THE EXERCISE:
Without the pictures, repeat the listing character for character.

SUPPLIED INFORMATION:
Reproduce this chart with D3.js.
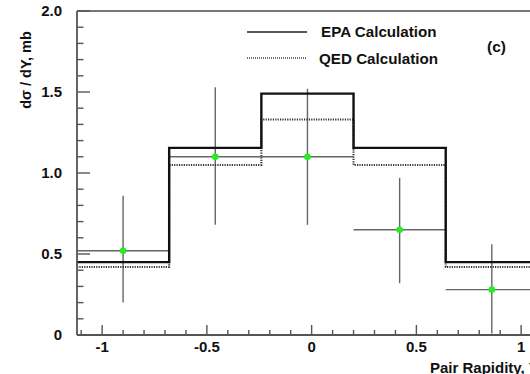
<!DOCTYPE html>
<html>
<head>
<meta charset="utf-8">
<script src="https://cdn.jsdelivr.net/npm/d3@7"></script>
<style>
  html, body { margin: 0; padding: 0; background: #fff; }
  svg { display: block; font-family: "Liberation Sans", Arial, sans-serif; font-weight: bold; }
</style>
</head>
<body>
<svg id="chart" width="530" height="374"></svg>
<script>
// Rapidity bins (edges and centres)
const binEdges = [-1.12, -0.68, -0.24, 0.20, 0.64, 1.08];
const binCenters = [-0.90, -0.46, -0.02, 0.42, 0.86];

// Theory curves, dσ/dY in mb per bin
const epaValues = [0.45, 1.155, 1.49, 1.155, 0.45];
const qedValues = [0.42, 1.05, 1.33, 1.05, 0.42];

// Measured points with asymmetric errors
const dataValues = [0.52, 1.10, 1.10, 0.65, 0.28];
const errUp = [0.34, 0.43, 0.42, 0.32, 0.28];
const errDown = [0.32, 0.42, 0.42, 0.33, 0.27];

// Axis tick labels
const yTickValues = [0, 0.5, 1.0, 1.5, 2.0];
const yTickLabels = ["0", "0.5", "1.0", "1.5", "2.0"];
const xTickValues = [-1, -0.5, 0, 0.5, 1];
const xTickLabels = ["-1", "-0.5", "0", "0.5", "1"];

const legendLabels = ["EPA Calculation", "QED Calculation"];

const svg = d3.select("#chart");
const plotLeft = 77, plotTop = 11, plotBottom = 335;
const x = d3.scaleLinear().domain([-1.12, 1.12]).range([plotLeft, plotLeft + 2.24 * 209.5]);
const y = d3.scaleLinear().domain([0, 2]).range([plotBottom, plotTop]);

const axisColor = "#555";

// Step outline for a histogram
function stepPath(vals) {
  const p = [];
  vals.forEach((v, i) => {
    p.push([x(binEdges[i]), y(v)]);
    p.push([x(binEdges[i + 1]), y(v)]);
  });
  return d3.line()(p);
}

// Error bars (horizontal = bin width, vertical = uncertainty)
const bars = svg.append("g");
dataValues.forEach((v, i) => {
  bars.append("line")
    .attr("x1", x(binEdges[i])).attr("x2", x(binEdges[i + 1]))
    .attr("y1", y(v)).attr("y2", y(v))
    .attr("stroke", "#666").attr("stroke-width", 1.4);
  bars.append("line")
    .attr("x1", x(binCenters[i])).attr("x2", x(binCenters[i]))
    .attr("y1", y(v + errUp[i])).attr("y2", y(v - errDown[i]))
    .attr("stroke", "#666").attr("stroke-width", 1.4);
});

// QED histogram (dotted)
svg.append("path")
  .attr("d", stepPath(qedValues))
  .attr("fill", "none").attr("stroke", "#333")
  .attr("stroke-width", 2).attr("stroke-dasharray", "1.2,1.2");

// EPA histogram (solid)
svg.append("path")
  .attr("d", stepPath(epaValues))
  .attr("fill", "none").attr("stroke", "#111")
  .attr("stroke-width", 2.4);

// Data markers
svg.append("g").selectAll("circle").data(dataValues).join("circle")
  .attr("cx", (d, i) => x(binCenters[i]))
  .attr("cy", d => y(d))
  .attr("r", 3.3)
  .attr("fill", "#22ee22");

// Frame: left axis, bottom axis, top border
svg.append("line").attr("x1", plotLeft).attr("x2", plotLeft).attr("y1", plotTop).attr("y2", plotBottom)
  .attr("stroke", axisColor).attr("stroke-width", 1.8);
svg.append("line").attr("x1", plotLeft).attr("x2", 530).attr("y1", plotBottom).attr("y2", plotBottom)
  .attr("stroke", axisColor).attr("stroke-width", 1.8);
svg.append("line").attr("x1", plotLeft).attr("x2", 530).attr("y1", plotTop).attr("y2", plotTop)
  .attr("stroke", "#777").attr("stroke-width", 1.8);

// Y ticks (inward), minor every 0.1
const yMinor = d3.range(0, 21).map(k => k / 10);
svg.append("g").selectAll("line").data(yMinor).join("line")
  .attr("x1", plotLeft).attr("x2", (d, i) => plotLeft + (i % 5 === 0 ? 13 : 6.5))
  .attr("y1", d => y(d)).attr("y2", d => y(d))
  .attr("stroke", axisColor).attr("stroke-width", 1.4);
svg.append("g").selectAll("text").data(yTickValues).join("text")
  .attr("x", 62).attr("y", d => y(d)).attr("dy", "0.36em")
  .attr("text-anchor", "end").attr("font-size", 15).attr("fill", "#111")
  .text((d, i) => yTickLabels[i]);

// X ticks (inward), minor every 0.1
const xMinor = d3.range(-11, 12).map(k => k / 10);
svg.append("g").selectAll("line").data(xMinor).join("line")
  .attr("x1", d => x(d)).attr("x2", d => x(d))
  .attr("y1", plotBottom).attr("y2", d => plotBottom - (Math.abs(Math.round(d * 10)) % 5 === 0 ? 10 : 5))
  .attr("stroke", axisColor).attr("stroke-width", 1.4);
svg.append("g").selectAll("text").data(xTickValues).join("text")
  .attr("x", d => x(d)).attr("y", 352)
  .attr("text-anchor", "middle").attr("font-size", 15).attr("fill", "#111")
  .text((d, i) => xTickLabels[i]);

// Axis titles
svg.append("text")
  .attr("transform", "translate(31,70) rotate(-90)")
  .attr("text-anchor", "middle").attr("font-size", 14.5).attr("fill", "#111")
  .text("dσ / dY, mb");
svg.append("text")
  .attr("x", 430).attr("y", 373)
  .attr("font-size", 15).attr("fill", "#111")
  .text("Pair Rapidity, Y");

// Legend
const lg = svg.append("g");
lg.append("line").attr("x1", 247).attr("x2", 307).attr("y1", 32).attr("y2", 32)
  .attr("stroke", "#222").attr("stroke-width", 1.5);
lg.append("line").attr("x1", 247).attr("x2", 307).attr("y1", 58).attr("y2", 58)
  .attr("stroke", "#444").attr("stroke-width", 1.4).attr("stroke-dasharray", "1,1");
lg.append("text").attr("x", 321).attr("y", 32).attr("dy", "0.36em")
  .attr("font-size", 15.2).attr("fill", "#111").text(legendLabels[0]);
lg.append("text").attr("x", 319).attr("y", 59).attr("dy", "0.36em")
  .attr("font-size", 15.2).attr("fill", "#111").text(legendLabels[1]);
svg.append("text").attr("x", 487).attr("y", 46).attr("dy", "0.36em")
  .attr("font-size", 15.5).attr("fill", "#111").text("(c)");
</script>
</body>
</html>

EXERCISE OUTPUT:
Reproduce this chart with D3.js.
<!DOCTYPE html>
<html>
<head>
<meta charset="utf-8">
<script src="https://cdn.jsdelivr.net/npm/d3@7"></script>
<style>
  html, body { margin: 0; padding: 0; background: #fff; }
  svg { display: block; font-family: "Liberation Sans", Arial, sans-serif; font-weight: bold; }
</style>
</head>
<body>
<svg id="chart" width="530" height="374"></svg>
<script>
// Rapidity bins (edges and centres)
const binEdges = [-1.12, -0.68, -0.24, 0.20, 0.64, 1.08];
const binCenters = [-0.90, -0.46, -0.02, 0.42, 0.86];

// Theory curves, dσ/dY in mb per bin
const epaValues = [0.45, 1.155, 1.49, 1.155, 0.45];
const qedValues = [0.42, 1.05, 1.33, 1.05, 0.42];

// Measured points with asymmetric errors
const dataValues = [0.52, 1.10, 1.10, 0.65, 0.28];
const errUp = [0.34, 0.43, 0.42, 0.32, 0.28];
const errDown = [0.32, 0.42, 0.42, 0.33, 0.27];

// Axis tick labels
const yTickValues = [0, 0.5, 1.0, 1.5, 2.0];
const yTickLabels = ["0", "0.5", "1.0", "1.5", "2.0"];
const xTickValues = [-1, -0.5, 0, 0.5, 1];
const xTickLabels = ["-1", "-0.5", "0", "0.5", "1"];

const legendLabels = ["EPA Calculation", "QED Calculation"];

const svg = d3.select("#chart");
const plotLeft = 77, plotTop = 11, plotBottom = 335;
const x = d3.scaleLinear().domain([-1.12, 1.12]).range([plotLeft, plotLeft + 2.24 * 209.5]);
const y = d3.scaleLinear().domain([0, 2]).range([plotBottom, plotTop]);

const axisColor = "#555";

// Step outline for a histogram
function stepPath(vals) {
  const p = [];
  vals.forEach((v, i) => {
    p.push([x(binEdges[i]), y(v)]);
    p.push([x(binEdges[i + 1]), y(v)]);
  });
  return d3.line()(p);
}

// Error bars (horizontal = bin width, vertical = uncertainty)
const bars = svg.append("g");
dataValues.forEach((v, i) => {
  bars.append("line")
    .attr("x1", x(binEdges[i])).attr("x2", x(binEdges[i + 1]))
    .attr("y1", y(v)).attr("y2", y(v))
    .attr("stroke", "#666").attr("stroke-width", 1.4);
  bars.append("line")
    .attr("x1", x(binCenters[i])).attr("x2", x(binCenters[i]))
    .attr("y1", y(v + errUp[i])).attr("y2", y(v - errDown[i]))
    .attr("stroke", "#666").attr("stroke-width", 1.4);
});

// QED histogram (dotted)
svg.append("path")
  .attr("d", stepPath(qedValues))
  .attr("fill", "none").attr("stroke", "#333")
  .attr("stroke-width", 2).attr("stroke-dasharray", "1.2,1.2");

// EPA histogram (solid)
svg.append("path")
  .attr("d", stepPath(epaValues))
  .attr("fill", "none").attr("stroke", "#111")
  .attr("stroke-width", 2.4);

// Data markers
svg.append("g").selectAll("circle").data(dataValues).join("circle")
  .attr("cx", (d, i) => x(binCenters[i]))
  .attr("cy", d => y(d))
  .attr("r", 3.3)
  .attr("fill", "#22ee22");

// Frame: left axis, bottom axis, top border
svg.append("line").attr("x1", plotLeft).attr("x2", plotLeft).attr("y1", plotTop).attr("y2", plotBottom)
  .attr("stroke", axisColor).attr("stroke-width", 1.8);
svg.append("line").attr("x1", plotLeft).attr("x2", 530).attr("y1", plotBottom).attr("y2", plotBottom)
  .attr("stroke", axisColor).attr("stroke-width", 1.8);
svg.append("line").attr("x1", plotLeft).attr("x2", 530).attr("y1", plotTop).attr("y2", plotTop)
  .attr("stroke", "#777").attr("stroke-width", 1.8);

// Y ticks (inward), minor every 0.1
const yMinor = d3.range(0, 21).map(k => k / 10);
svg.append("g").selectAll("line").data(yMinor).join("line")
  .attr("x1", plotLeft).attr("x2", (d, i) => plotLeft + (i % 5 === 0 ? 13 : 6.5))
  .attr("y1", d => y(d)).attr("y2", d => y(d))
  .attr("stroke", axisColor).attr("stroke-width", 1.4);
svg.append("g").selectAll("text").data(yTickValues).join("text")
  .attr("x", 62).attr("y", d => y(d)).attr("dy", "0.36em")
  .attr("text-anchor", "end").attr("font-size", 15).attr("fill", "#111")
  .text((d, i) => yTickLabels[i]);

// X ticks (inward), minor every 0.1
const xMinor = d3.range(-11, 12).map(k => k / 10);
svg.append("g").selectAll("line").data(xMinor).join("line")
  .attr("x1", d => x(d)).attr("x2", d => x(d))
  .attr("y1", plotBottom).attr("y2", d => plotBottom - (Math.abs(Math.round(d * 10)) % 5 === 0 ? 10 : 5))
  .attr("stroke", axisColor).attr("stroke-width", 1.4);
svg.append("g").selectAll("text").data(xTickValues).join("text")
  .attr("x", d => x(d)).attr("y", 352)
  .attr("text-anchor", "middle").attr("font-size", 15).attr("fill", "#111")
  .text((d, i) => xTickLabels[i]);

// Axis titles
svg.append("text")
  .attr("transform", "translate(31,70) rotate(-90)")
  .attr("text-anchor", "middle").attr("font-size", 14.5).attr("fill", "#111")
  .text("dσ / dY, mb");
svg.append("text")
  .attr("x", 430).attr("y", 373)
  .attr("font-size", 15).attr("fill", "#111")
  .text("Pair Rapidity, Y");

// Legend
const lg = svg.append("g");
lg.append("line").attr("x1", 247).attr("x2", 307).attr("y1", 32).attr("y2", 32)
  .attr("stroke", "#222").attr("stroke-width", 1.5);
lg.append("line").attr("x1", 247).attr("x2", 307).attr("y1", 58).attr("y2", 58)
  .attr("stroke", "#444").attr("stroke-width", 1.4).attr("stroke-dasharray", "1,1");
lg.append("text").attr("x", 321).attr("y", 32).attr("dy", "0.36em")
  .attr("font-size", 15.2).attr("fill", "#111").text(legendLabels[0]);
lg.append("text").attr("x", 319).attr("y", 59).attr("dy", "0.36em")
  .attr("font-size", 15.2).attr("fill", "#111").text(legendLabels[1]);
svg.append("text").attr("x", 487).attr("y", 46).attr("dy", "0.36em")
  .attr("font-size", 15.5).attr("fill", "#111").text("(c)");
</script>
</body>
</html>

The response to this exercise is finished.